Syria National Dialogue Photo: Syria Times
February 26, 2025 Hour: 3:42 pm
The future of Syria must be shaped without excluding any ethnicity or religion, said UN Secretary-General’s spokesperson Stéphane Dujarric on Wednesday, referring to the absence of Kurds, Druze, and other minorities from the ongoing Syrian National Dialogue in Damascus.
“All Syrians must feel included, regardless of their ethnicity or religion,” Dujarric emphasized, highlighting “the importance of inclusion in designing Syria’s future, its institutions, and its constitution,” echoing the sentiments of UN Special Envoy for Syria, Geir Pedersen.
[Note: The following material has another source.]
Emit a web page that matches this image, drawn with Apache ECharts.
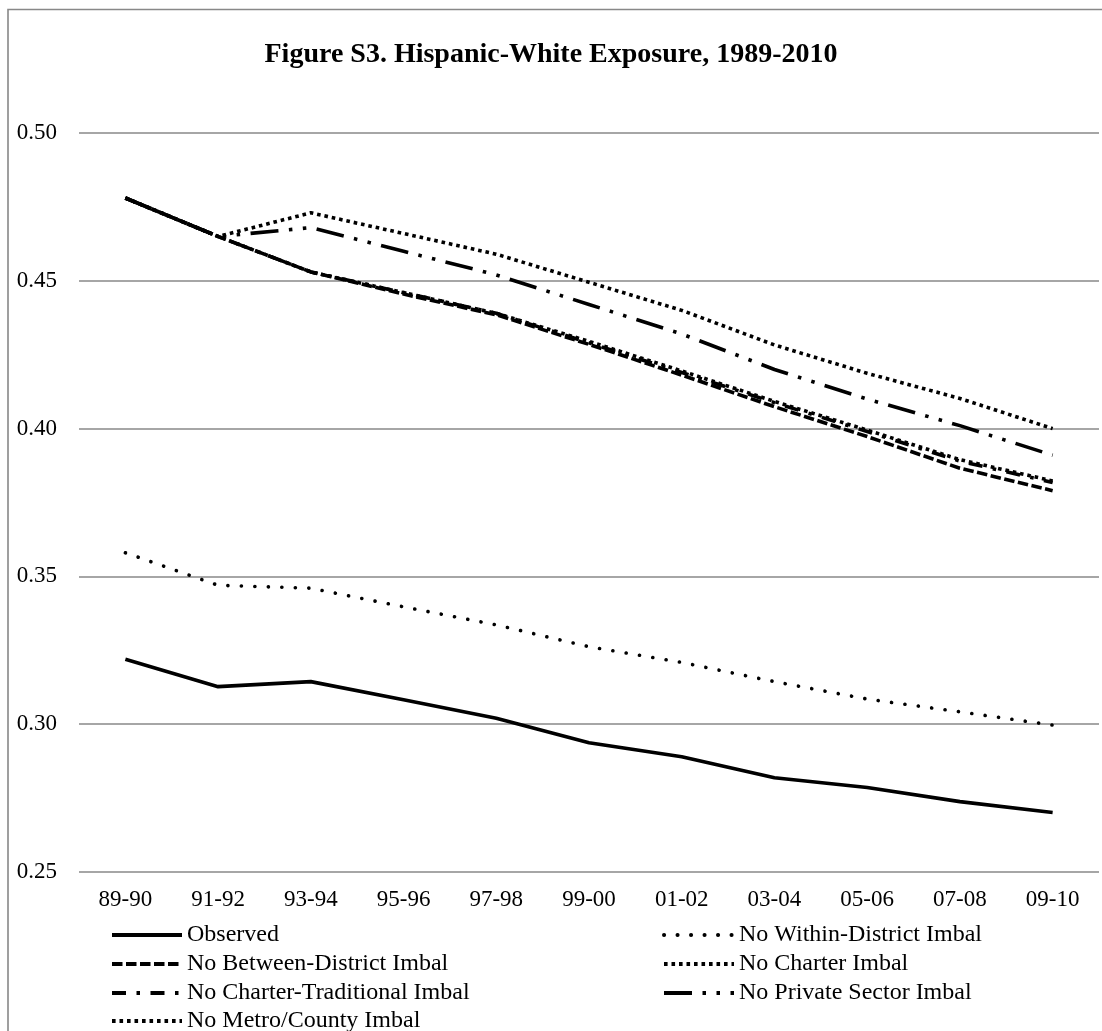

Dujarric reiterated Pedersen’s call for “diplomatic solutions” concerning northeastern Syria, a region where Syrian Kurds control part of the territory without a formal agreement with the current authorities in Damascus, who have shown little willingness to recognize any Kurdish ‘distinctiveness.’
Since the fall of Bashar al-Assad’s regime, the Kurds of the Syrian Democratic Forces (SDF, de facto authorities) have been in open conflict with pro-Turkish militias, who accuse them of being pawns of Turkey’s Kurdistan Workers’ Party (PKK).
The UN’s call today seems unlikely to resonate much in Damascus: yesterday, participants in the ‘National Dialogue’ agreed on about twenty points to be immediately addressed to initiate the transitional process, with messages directed against the de facto Kurdish government of the SDF.
They agreed to reject “any form of fragmentation and division or renunciation of any part of the homeland,” and demanded that the state monopolize arms, aiming to dissolve the numerous militias and armed groups operating in the country since the war broke out in 2011, including the powerful Kurdish militia YPG, and to form a “professional national army.”